[R-sig-ME] (in plain text) Replication in nested structure, how much?

Ben Bolker bbolker at gmail.com
Tue Sep 3 23:11:09 CEST 2013


Stephen T <stwebvanuatu at ...> writes:

> Following classical ANOVA, I thought it important to have
> replication at each level. Maybe this is not essential for mixed
> models?

> Here's my model: Y~1+(1|SUBJECT/OCCASION). Each subject was tested on
> multiple occasions.I want to evaluate the variance within-subjects
> and variance within-occasions.  I have data for 105
> subjects. Occasions per subject ranges from 1 to 4. Repeated
> measurements of the response Y per occasion range from 1 to 5.
> Originally, I thought to restrict the modelling to subjects tested
> on at least 2 occasions and with at least 2 Y data per
> occasion.

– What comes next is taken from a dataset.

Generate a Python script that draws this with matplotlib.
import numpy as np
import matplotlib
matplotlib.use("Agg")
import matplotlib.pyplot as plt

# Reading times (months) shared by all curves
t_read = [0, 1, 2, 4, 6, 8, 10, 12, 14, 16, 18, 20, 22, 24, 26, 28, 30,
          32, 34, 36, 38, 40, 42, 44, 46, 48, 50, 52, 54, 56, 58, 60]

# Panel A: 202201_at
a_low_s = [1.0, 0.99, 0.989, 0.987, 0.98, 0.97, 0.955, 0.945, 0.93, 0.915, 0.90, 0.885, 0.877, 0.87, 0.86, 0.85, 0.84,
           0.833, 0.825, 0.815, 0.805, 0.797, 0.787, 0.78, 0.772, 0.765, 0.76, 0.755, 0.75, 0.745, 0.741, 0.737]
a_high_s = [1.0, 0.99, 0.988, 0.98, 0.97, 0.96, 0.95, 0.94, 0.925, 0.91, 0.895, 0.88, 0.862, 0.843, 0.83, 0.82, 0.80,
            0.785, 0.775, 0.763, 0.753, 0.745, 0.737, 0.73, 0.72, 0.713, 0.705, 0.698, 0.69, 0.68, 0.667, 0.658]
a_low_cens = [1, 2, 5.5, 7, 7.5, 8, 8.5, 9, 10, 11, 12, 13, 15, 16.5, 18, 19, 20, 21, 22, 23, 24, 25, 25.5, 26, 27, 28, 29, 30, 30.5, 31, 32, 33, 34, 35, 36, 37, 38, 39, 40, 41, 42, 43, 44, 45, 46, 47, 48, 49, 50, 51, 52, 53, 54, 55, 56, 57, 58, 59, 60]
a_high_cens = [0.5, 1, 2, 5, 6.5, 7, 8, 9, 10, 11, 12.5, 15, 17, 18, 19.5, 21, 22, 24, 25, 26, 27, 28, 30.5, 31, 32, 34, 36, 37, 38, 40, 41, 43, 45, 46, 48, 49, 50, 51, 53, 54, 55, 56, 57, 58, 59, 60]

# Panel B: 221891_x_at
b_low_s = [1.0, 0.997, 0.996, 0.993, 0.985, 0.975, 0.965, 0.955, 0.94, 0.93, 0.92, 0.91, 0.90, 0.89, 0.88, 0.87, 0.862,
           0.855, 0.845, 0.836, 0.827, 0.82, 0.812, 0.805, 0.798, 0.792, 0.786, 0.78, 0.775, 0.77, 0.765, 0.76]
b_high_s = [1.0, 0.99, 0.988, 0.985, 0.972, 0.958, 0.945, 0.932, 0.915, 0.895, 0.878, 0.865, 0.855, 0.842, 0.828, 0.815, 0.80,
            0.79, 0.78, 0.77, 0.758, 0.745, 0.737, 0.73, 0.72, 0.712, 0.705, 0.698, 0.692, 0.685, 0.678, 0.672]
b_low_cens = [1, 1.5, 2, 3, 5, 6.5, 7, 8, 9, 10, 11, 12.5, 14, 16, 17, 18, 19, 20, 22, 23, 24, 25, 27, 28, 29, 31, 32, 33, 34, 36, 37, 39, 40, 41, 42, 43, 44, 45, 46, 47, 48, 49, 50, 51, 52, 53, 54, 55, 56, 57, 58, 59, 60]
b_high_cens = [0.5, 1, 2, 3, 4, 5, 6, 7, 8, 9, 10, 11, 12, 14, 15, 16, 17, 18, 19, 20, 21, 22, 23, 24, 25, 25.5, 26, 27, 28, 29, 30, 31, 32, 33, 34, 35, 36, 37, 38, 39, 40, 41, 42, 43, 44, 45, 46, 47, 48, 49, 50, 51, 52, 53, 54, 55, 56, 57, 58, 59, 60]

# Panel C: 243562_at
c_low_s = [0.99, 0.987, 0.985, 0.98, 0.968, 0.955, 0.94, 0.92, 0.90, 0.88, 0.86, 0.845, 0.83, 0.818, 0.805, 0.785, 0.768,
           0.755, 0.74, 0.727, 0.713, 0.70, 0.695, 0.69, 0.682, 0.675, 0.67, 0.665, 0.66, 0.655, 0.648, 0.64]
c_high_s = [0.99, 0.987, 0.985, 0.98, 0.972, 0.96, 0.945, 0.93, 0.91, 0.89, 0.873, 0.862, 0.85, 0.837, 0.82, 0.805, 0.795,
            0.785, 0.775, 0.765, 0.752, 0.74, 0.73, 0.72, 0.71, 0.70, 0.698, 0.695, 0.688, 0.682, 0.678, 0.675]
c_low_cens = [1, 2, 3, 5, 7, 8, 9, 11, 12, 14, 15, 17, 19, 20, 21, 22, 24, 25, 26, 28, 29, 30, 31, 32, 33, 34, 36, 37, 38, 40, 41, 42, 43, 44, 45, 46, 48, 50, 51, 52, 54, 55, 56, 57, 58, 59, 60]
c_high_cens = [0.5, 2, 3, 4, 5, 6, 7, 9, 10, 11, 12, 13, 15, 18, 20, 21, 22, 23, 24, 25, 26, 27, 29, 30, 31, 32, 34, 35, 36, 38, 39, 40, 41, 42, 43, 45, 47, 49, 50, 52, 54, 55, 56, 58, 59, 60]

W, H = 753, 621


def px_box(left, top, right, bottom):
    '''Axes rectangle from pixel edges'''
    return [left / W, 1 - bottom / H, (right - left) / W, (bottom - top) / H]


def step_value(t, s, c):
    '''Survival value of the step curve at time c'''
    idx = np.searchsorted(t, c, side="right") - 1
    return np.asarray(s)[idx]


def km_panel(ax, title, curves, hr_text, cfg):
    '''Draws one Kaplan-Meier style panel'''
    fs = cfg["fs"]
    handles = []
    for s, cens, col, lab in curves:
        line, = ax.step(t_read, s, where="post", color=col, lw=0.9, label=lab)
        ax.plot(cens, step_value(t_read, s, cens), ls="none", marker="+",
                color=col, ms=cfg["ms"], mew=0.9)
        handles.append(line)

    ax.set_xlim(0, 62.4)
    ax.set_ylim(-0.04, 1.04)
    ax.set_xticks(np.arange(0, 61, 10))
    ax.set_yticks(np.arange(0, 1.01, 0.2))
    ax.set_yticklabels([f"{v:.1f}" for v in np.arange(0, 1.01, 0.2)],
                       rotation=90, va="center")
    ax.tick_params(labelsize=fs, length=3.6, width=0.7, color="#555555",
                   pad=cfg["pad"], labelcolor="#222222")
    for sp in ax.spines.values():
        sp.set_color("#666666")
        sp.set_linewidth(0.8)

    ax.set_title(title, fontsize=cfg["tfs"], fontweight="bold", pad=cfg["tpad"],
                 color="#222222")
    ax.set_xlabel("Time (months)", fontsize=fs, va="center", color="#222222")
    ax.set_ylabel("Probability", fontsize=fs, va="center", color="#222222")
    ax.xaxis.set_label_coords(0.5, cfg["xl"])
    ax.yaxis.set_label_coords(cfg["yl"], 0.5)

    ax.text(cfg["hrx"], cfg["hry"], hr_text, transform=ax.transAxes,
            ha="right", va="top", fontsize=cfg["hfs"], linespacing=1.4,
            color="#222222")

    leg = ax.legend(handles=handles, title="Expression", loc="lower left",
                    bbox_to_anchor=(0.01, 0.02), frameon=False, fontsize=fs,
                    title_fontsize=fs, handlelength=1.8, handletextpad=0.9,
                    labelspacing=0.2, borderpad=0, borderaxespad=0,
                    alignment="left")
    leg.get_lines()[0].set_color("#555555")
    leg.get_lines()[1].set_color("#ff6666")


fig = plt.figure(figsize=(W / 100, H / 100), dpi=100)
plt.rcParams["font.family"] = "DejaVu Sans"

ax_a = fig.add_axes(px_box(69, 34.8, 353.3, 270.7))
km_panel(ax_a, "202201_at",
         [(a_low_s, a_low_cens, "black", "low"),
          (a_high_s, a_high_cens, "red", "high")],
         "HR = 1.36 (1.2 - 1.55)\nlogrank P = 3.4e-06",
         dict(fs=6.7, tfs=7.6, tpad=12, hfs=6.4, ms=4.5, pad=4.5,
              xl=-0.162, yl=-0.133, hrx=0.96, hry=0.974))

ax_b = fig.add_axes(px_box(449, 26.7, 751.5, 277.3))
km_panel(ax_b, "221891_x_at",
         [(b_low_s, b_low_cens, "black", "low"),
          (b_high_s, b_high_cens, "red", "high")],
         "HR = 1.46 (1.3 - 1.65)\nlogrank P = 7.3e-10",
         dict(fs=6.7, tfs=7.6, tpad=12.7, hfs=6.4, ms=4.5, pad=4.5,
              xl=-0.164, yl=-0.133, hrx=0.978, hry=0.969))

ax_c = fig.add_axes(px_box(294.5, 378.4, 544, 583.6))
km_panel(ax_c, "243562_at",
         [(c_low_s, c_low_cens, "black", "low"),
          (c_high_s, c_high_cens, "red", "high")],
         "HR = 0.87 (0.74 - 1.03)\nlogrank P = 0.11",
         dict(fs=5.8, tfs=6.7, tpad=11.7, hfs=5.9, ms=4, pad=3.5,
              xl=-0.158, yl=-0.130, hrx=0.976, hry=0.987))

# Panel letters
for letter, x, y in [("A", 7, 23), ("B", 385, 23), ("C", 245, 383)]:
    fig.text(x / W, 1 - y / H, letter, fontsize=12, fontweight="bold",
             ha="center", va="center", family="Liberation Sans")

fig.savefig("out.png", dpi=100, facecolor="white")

Here are the numbers of "levels" in the reduced dataset:

> > model=lmer(Y~1+(1|SUBJECT/OCCASION), data=reduced) 

  {57 subjects, 138 occasions, 353 observations)

> And here's what I get with the full dataset: 
>  
> > model=lmer(Y~1+(1|SUBJECT/OCCASION), data=full) 

  {105 subjects, 196 observations, 471 observations}

> There are some potential issues in the full dataset affecting 48/105
  of the subjects:

> 1) No replication (i.e. subjects measured on 1 occasion and once).
> 2) No replication of occasions (i.e. subjects measured multiple
  times but on 1 occasion).
> 3) No replication of measurements on some occasions (i.e. subjects
> measured on multiple occasions but sometimes with only 1 measurement
> per occasion).

> I do not want to ignore potentially informative data and the
> precision for random effect results seems to improve with the full
> dataset.

  As far as I can see, all three of your issues are allowable in the 'modern'/
(RE)ML mixed model framework; the within-subject variance and the
within-occasion
variances should still be identifiable.  If you had a very extreme case
(e.g. most individuals measured only once, with a few measured more than once)
it might not be _practical_ to try to estimate both variances, even though
they would still be theoretically identifiable, but it sounds like
you're not in that situation.

  As always, someone else more informed may come along and correct
this answer ...  The best way to reassure yourself in this case is to
simulate some data with known variance structure, knock out a number
of observations to make it resemble your example, and see whether you
still recover approximately correct answers.